According to a 2004 report by the FCC Office of Inspector General, the E-Rate program has been fraught with wasteful spending: payments have been made on goods and services that were never delivered; and, one school over-ordered and overpaid for goods and services, storing unused network equipment worth about $4.5 million in warehouses.  A 2009 Government Accountability Office report noted that applicants have been subjected to a long and complicated application process, and that a “significant amount of committed funds are not disbursed to program participants.” 

CAGW’s 2014 book, Telecom Unplugged:  Ushering in a New Digital Era, discussed various proposals to reform the E-Rate program, including a proposal from Commissioner Pai, who recommended a student centric approach to redirect funding being used for telephone services to technology; streamlining the application process; and focusing funding directly on students.  FCC Commissioner Jessica Rosenworcel proposed additional auditing by the FCC in order to root out wasteful spending; developing public-private partnerships to provide students and teachers with access to content and devices; and simplifying the application process for participating schools and libraries. 

FCC Commissioner Michael O’Rielly provided the FCC with a five-step approach to improve the E-Rate program by not increasing costs to consumer; refocusing the program on broadband access; creating consistent matching requirements for applicants; leveraging private sector networks and services instead of overbuilding existing investments; and providing schools with flexibility to choose the speeds that best meet their needs.  In addition, O’Rielly recommended that E-Rate program administration be streamlined.

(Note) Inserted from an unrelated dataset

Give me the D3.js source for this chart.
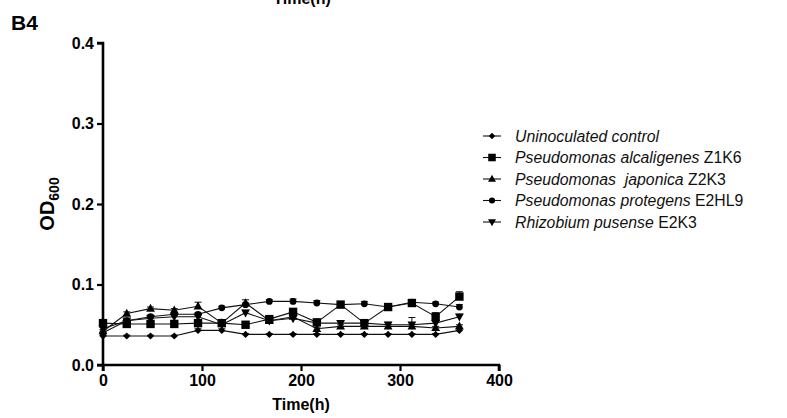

Commissioners Pai and O’Rielly pointed out that common sense reforms and the elimination of long-identified wasteful spending were ignored by the FCC in favor of an expansion of the program; there were not even changes in the unwieldy application process.  Commissioner O’Rielly detailed the impact of the increased expenses:

If surveys are accurate, our fellow citizens are worried about their jobs and employment, mortgages and home prices, student loan debt, college costs for their kids, food prices, lack of retirement savings, and many other financial problems.  In reality, these issues are not all solvable by the government, nor should they be, and most Americans don’t expect the government to do so.  But we shouldn’t make their problems and concerns worse by adding new taxes and fees on their monthly expenses. 

According to Commissioner O’Rielly, the E-Rate fund will increase by 62 percent, and will be generated by the FCC raising “telecommunications bills by at least 16 percent.”  O’Rielly also predicts that the FCC will impose new fees on broadband services. 

Commissioner Pai explained why there was no reason for the FCC to increase these fees:

So why does the Commission now think that another $4.5 billion [$1.5 billion over three years] is needed to meet demand for broadband connectivity?  In large part, it is because we are succumbing to a disease that afflicts so many inside the Beltway.  We don’t show that we care about a program by doing the hard work needed to solve it.  No, instead, we talk about how much we care about a problem based on the amount of money we are willing to throw at it, a public demonstration of supposed “compassion,” “courage,” and “vision” – all of which of course, is easy to do when you are spending other people’s money.”

Commissioner O’Rielly further raised concerns that the FCC would be increasing rates to cover the E-Rate expansion without also increasing the amount of matching funds from recipients, reducing incentives for more efficient spending that would stretch the dollars provided for the program. 

Increasing costs without restructuring the E-Rate program exemplifies the need to revamp the entire universal service program.  This is one of the many reasons that the Communications Act must be modernized and reformed in the 114th Congress.